Exercise instructions: Return, exactly as written, the run of lines that begins at the line containing "Rebuild this chart" and ends at the line containing "0.2, 0.3, 0.4];". Nothing outside that run belongs in the answer.

Data provided:
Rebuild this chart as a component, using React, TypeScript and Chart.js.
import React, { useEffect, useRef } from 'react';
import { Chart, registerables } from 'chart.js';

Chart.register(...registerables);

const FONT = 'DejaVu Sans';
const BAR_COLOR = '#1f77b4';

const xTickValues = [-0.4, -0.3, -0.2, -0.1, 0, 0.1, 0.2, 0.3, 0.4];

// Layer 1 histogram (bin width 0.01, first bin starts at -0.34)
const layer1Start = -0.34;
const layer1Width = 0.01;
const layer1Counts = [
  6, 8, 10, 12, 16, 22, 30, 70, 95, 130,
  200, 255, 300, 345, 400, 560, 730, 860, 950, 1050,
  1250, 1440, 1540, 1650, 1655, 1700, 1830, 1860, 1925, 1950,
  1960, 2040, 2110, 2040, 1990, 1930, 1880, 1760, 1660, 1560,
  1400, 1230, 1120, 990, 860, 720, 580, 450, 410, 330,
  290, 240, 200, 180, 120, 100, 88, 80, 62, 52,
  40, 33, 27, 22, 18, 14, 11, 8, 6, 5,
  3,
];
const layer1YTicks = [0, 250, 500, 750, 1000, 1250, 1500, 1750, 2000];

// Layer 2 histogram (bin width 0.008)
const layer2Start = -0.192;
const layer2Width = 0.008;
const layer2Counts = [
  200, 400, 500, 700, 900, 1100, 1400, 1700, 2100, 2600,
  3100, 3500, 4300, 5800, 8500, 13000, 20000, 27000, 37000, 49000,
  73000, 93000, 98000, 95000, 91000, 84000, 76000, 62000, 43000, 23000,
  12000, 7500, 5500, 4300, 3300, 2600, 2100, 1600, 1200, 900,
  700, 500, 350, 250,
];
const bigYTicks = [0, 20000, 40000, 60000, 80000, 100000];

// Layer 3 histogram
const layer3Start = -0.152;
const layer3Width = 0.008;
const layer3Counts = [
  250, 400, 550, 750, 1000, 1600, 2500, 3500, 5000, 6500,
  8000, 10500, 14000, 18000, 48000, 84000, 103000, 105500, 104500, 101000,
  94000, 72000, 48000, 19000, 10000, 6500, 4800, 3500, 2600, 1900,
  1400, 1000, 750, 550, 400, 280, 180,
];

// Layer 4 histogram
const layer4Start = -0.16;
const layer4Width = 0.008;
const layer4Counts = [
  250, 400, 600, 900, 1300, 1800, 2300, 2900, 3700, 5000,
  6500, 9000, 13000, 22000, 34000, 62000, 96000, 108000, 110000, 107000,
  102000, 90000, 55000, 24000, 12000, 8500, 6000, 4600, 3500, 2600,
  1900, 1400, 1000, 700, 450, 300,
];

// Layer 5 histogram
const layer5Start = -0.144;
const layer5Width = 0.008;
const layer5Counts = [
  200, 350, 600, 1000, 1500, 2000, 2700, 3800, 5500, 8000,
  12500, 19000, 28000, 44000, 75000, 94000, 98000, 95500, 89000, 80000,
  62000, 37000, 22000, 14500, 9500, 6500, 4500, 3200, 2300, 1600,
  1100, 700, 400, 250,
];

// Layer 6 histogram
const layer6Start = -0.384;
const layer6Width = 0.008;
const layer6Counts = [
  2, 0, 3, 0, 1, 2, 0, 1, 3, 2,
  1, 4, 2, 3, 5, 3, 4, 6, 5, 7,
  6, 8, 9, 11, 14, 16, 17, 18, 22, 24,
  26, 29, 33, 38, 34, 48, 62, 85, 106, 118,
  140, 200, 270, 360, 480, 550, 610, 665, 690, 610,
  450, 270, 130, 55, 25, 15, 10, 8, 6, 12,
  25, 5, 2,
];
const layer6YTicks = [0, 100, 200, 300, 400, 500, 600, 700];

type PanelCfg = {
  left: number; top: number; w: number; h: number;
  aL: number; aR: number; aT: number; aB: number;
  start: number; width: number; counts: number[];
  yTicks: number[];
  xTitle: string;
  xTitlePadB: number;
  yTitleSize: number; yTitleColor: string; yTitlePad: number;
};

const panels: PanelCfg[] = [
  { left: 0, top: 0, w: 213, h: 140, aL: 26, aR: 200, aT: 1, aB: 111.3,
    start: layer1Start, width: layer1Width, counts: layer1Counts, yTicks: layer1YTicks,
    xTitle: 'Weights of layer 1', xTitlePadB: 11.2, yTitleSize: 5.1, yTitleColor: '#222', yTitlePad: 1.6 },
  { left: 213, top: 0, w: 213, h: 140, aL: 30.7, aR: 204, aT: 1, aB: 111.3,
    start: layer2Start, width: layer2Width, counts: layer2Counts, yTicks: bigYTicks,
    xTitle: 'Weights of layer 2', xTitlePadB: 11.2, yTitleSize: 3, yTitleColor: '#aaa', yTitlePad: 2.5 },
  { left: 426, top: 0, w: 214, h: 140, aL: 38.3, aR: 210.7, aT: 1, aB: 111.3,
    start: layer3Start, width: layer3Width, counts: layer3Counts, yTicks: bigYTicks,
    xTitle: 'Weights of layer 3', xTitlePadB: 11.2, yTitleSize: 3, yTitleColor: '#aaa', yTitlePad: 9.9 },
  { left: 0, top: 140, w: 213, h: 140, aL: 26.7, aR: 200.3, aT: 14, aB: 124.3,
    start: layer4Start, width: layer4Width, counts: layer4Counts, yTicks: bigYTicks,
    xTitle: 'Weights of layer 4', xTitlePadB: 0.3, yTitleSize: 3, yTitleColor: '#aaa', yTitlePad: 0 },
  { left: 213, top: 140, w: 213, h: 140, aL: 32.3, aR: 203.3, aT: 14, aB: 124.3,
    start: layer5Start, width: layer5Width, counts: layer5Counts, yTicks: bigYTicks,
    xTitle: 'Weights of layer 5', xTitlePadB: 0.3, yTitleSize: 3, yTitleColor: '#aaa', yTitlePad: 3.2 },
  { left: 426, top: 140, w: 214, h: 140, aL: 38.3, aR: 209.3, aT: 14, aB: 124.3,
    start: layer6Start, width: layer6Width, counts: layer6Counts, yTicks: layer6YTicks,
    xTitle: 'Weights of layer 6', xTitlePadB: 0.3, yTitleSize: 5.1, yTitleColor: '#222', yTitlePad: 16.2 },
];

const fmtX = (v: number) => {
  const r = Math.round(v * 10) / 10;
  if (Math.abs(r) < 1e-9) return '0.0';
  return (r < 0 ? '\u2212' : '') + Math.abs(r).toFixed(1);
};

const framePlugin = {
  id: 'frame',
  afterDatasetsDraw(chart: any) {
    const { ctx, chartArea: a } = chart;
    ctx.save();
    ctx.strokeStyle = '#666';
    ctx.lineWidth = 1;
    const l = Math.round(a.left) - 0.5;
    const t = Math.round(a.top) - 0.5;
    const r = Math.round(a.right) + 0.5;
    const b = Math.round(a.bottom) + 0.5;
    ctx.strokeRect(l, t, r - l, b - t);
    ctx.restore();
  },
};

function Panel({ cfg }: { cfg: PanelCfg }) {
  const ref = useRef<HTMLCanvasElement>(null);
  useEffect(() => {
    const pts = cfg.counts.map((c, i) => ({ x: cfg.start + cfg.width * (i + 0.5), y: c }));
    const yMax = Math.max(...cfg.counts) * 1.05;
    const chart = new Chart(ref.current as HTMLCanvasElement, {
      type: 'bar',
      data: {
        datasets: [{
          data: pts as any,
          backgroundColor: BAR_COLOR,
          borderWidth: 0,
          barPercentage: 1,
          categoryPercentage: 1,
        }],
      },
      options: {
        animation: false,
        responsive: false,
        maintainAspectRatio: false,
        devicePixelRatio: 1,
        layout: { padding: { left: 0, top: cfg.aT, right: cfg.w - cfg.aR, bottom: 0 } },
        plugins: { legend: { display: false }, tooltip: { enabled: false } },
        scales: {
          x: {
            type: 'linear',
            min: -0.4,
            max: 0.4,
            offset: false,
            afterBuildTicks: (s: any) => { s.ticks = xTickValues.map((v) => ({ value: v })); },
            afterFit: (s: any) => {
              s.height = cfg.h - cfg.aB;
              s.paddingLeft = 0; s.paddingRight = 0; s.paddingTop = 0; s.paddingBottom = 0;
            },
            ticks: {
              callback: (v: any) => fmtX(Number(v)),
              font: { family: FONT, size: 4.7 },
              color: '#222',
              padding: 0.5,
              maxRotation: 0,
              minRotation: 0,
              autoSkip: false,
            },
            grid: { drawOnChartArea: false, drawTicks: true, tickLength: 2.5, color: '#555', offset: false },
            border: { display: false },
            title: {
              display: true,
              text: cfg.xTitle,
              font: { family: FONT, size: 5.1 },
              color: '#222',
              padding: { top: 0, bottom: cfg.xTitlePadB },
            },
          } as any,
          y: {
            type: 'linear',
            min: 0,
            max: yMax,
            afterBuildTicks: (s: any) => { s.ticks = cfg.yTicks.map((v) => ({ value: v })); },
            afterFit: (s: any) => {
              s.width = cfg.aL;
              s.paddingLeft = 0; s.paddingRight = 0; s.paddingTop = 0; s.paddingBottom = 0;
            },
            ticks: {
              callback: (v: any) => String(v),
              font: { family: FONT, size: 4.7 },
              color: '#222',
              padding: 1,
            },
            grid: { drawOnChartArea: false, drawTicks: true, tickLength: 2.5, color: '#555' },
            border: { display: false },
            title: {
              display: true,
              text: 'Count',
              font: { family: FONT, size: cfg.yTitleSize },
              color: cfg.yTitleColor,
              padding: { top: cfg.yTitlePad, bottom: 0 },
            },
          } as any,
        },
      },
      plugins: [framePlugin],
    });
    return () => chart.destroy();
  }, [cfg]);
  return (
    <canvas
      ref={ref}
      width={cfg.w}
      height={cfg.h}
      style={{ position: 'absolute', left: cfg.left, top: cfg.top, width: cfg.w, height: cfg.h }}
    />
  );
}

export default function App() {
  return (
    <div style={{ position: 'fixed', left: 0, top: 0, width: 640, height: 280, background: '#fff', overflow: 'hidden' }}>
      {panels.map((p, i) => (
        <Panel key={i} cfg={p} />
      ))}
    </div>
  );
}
...
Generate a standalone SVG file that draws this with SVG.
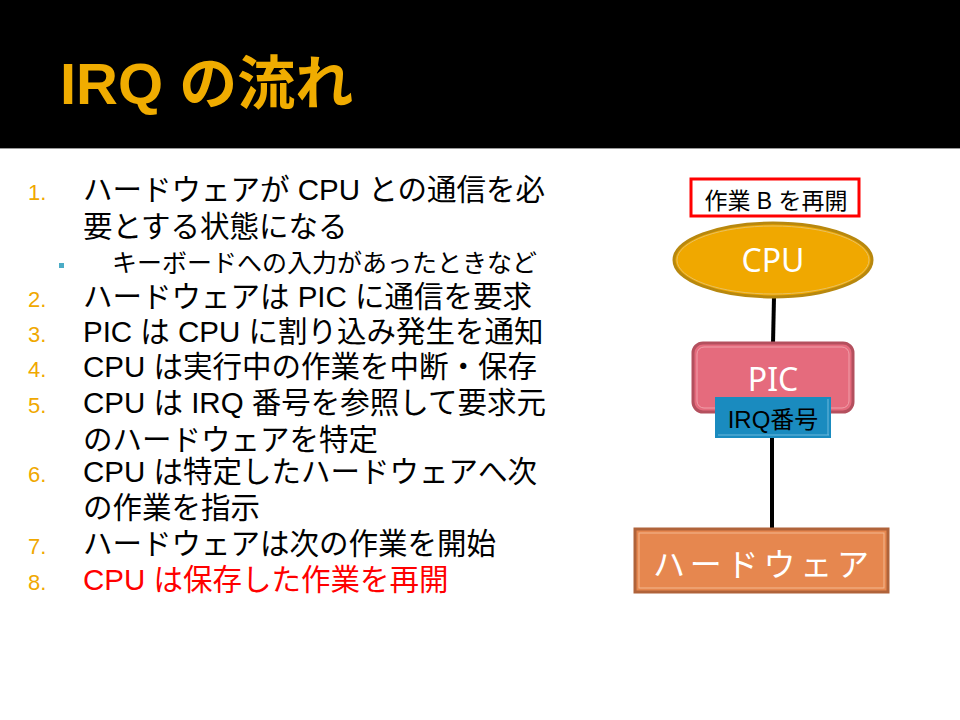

Response:
Rebuild this chart as a component, using React, TypeScript and Chart.js.
import React, { useEffect, useRef } from 'react';
import { Chart, registerables } from 'chart.js';

Chart.register(...registerables);

const FONT = 'DejaVu Sans';
const BAR_COLOR = '#1f77b4';

const xTickValues = [-0.4, -0.3, -0.2, -0.1, 0, 0.1, 0.2, 0.3, 0.4];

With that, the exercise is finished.